## JOB
Find the line with "Write the TikZ code for this diagram." and the line with "(milp) at (286,265.5)", then repeat both of them and every line in between exactly. Omit the pictures.

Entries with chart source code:
= = =
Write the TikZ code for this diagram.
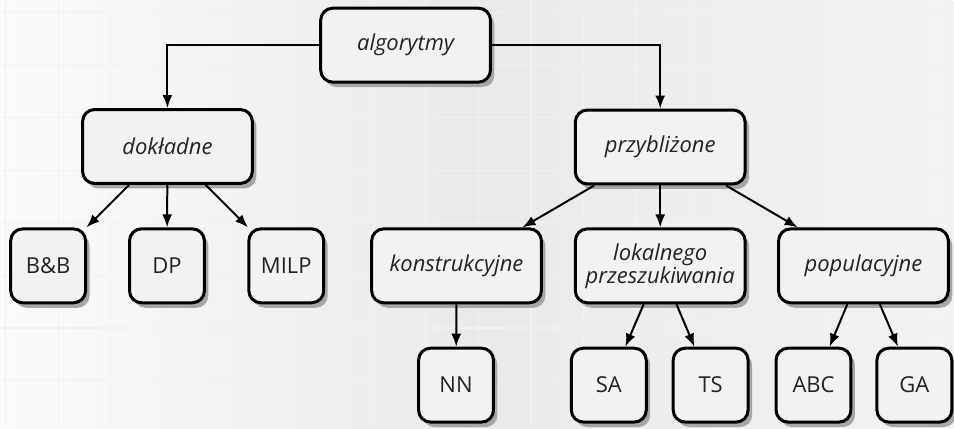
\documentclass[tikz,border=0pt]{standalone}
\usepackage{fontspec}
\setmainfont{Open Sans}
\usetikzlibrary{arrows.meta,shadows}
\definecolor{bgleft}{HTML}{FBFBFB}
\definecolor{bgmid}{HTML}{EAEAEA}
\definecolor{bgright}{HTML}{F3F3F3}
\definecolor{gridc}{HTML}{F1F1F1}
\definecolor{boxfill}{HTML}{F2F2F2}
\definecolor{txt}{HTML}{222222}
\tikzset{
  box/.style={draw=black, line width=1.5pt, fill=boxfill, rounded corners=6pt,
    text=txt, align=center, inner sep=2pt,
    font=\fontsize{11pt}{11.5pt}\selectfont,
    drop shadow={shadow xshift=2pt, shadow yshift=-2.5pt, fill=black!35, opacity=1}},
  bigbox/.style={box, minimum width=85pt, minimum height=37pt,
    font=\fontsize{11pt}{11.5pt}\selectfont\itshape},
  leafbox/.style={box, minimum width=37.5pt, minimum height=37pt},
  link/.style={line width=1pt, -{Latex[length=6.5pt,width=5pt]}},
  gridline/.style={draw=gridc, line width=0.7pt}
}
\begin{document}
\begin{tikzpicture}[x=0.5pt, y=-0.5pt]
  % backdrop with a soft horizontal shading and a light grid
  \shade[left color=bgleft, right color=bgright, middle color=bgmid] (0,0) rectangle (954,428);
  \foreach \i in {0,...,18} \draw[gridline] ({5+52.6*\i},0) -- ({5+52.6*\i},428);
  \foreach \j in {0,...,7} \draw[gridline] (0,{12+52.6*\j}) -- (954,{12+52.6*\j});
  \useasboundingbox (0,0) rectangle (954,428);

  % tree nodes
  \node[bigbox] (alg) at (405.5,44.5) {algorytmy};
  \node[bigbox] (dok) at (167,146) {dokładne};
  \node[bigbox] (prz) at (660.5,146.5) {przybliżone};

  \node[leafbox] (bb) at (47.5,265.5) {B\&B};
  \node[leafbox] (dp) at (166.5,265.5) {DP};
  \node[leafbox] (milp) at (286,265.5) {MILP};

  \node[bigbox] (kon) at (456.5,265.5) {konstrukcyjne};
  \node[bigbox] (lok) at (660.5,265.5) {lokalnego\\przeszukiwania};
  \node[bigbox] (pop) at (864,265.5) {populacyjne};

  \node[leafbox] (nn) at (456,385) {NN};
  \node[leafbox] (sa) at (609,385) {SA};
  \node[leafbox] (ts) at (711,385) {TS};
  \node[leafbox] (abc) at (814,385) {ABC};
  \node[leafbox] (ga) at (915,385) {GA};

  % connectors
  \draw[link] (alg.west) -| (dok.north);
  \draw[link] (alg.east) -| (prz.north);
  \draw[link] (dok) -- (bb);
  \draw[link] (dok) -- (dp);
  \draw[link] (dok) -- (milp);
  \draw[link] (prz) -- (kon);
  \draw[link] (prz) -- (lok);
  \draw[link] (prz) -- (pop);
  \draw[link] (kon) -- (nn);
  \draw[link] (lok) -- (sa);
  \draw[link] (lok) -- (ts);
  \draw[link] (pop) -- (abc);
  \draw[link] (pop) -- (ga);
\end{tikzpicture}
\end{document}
= = =
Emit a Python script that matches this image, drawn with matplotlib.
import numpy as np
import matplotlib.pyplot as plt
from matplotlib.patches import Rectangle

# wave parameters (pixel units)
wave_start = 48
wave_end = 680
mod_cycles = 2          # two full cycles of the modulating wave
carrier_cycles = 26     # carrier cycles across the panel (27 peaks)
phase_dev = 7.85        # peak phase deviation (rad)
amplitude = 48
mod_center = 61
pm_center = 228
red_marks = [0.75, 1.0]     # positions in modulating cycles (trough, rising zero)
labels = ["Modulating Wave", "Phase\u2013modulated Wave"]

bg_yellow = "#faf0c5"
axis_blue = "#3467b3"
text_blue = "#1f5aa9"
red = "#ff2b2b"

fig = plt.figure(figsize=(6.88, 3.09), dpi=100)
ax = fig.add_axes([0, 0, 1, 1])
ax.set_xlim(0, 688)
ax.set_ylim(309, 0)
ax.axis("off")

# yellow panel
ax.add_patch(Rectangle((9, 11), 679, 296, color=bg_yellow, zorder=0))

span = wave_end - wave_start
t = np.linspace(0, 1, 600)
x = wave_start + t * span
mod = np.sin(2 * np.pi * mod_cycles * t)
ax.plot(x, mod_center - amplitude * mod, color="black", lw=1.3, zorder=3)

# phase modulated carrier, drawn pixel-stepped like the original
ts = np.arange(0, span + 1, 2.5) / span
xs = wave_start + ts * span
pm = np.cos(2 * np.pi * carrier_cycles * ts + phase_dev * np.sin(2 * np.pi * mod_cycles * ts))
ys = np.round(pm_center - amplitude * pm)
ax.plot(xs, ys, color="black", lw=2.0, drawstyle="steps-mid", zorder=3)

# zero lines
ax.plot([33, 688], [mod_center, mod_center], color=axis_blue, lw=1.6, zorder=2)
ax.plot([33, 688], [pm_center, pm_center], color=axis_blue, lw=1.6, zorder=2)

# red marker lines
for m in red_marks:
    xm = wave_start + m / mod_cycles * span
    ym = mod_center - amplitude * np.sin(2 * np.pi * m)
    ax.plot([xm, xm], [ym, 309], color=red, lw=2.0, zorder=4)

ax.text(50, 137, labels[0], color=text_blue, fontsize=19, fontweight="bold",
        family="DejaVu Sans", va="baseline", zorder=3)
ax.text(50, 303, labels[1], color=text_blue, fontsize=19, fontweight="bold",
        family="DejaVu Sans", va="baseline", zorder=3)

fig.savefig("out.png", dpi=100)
= = =
## REPLY TO THE TASK
Write the TikZ code for this diagram.
\documentclass[tikz,border=0pt]{standalone}
\usepackage{fontspec}
\setmainfont{Open Sans}
\usetikzlibrary{arrows.meta,shadows}
\definecolor{bgleft}{HTML}{FBFBFB}
\definecolor{bgmid}{HTML}{EAEAEA}
\definecolor{bgright}{HTML}{F3F3F3}
\definecolor{gridc}{HTML}{F1F1F1}
\definecolor{boxfill}{HTML}{F2F2F2}
\definecolor{txt}{HTML}{222222}
\tikzset{
  box/.style={draw=black, line width=1.5pt, fill=boxfill, rounded corners=6pt,
    text=txt, align=center, inner sep=2pt,
    font=\fontsize{11pt}{11.5pt}\selectfont,
    drop shadow={shadow xshift=2pt, shadow yshift=-2.5pt, fill=black!35, opacity=1}},
  bigbox/.style={box, minimum width=85pt, minimum height=37pt,
    font=\fontsize{11pt}{11.5pt}\selectfont\itshape},
  leafbox/.style={box, minimum width=37.5pt, minimum height=37pt},
  link/.style={line width=1pt, -{Latex[length=6.5pt,width=5pt]}},
  gridline/.style={draw=gridc, line width=0.7pt}
}
\begin{document}
\begin{tikzpicture}[x=0.5pt, y=-0.5pt]
  % backdrop with a soft horizontal shading and a light grid
  \shade[left color=bgleft, right color=bgright, middle color=bgmid] (0,0) rectangle (954,428);
  \foreach \i in {0,...,18} \draw[gridline] ({5+52.6*\i},0) -- ({5+52.6*\i},428);
  \foreach \j in {0,...,7} \draw[gridline] (0,{12+52.6*\j}) -- (954,{12+52.6*\j});
  \useasboundingbox (0,0) rectangle (954,428);

  % tree nodes
  \node[bigbox] (alg) at (405.5,44.5) {algorytmy};
  \node[bigbox] (dok) at (167,146) {dokładne};
  \node[bigbox] (prz) at (660.5,146.5) {przybliżone};

  \node[leafbox] (bb) at (47.5,265.5) {B\&B};
  \node[leafbox] (dp) at (166.5,265.5) {DP};
  \node[leafbox] (milp) at (286,265.5) {MILP};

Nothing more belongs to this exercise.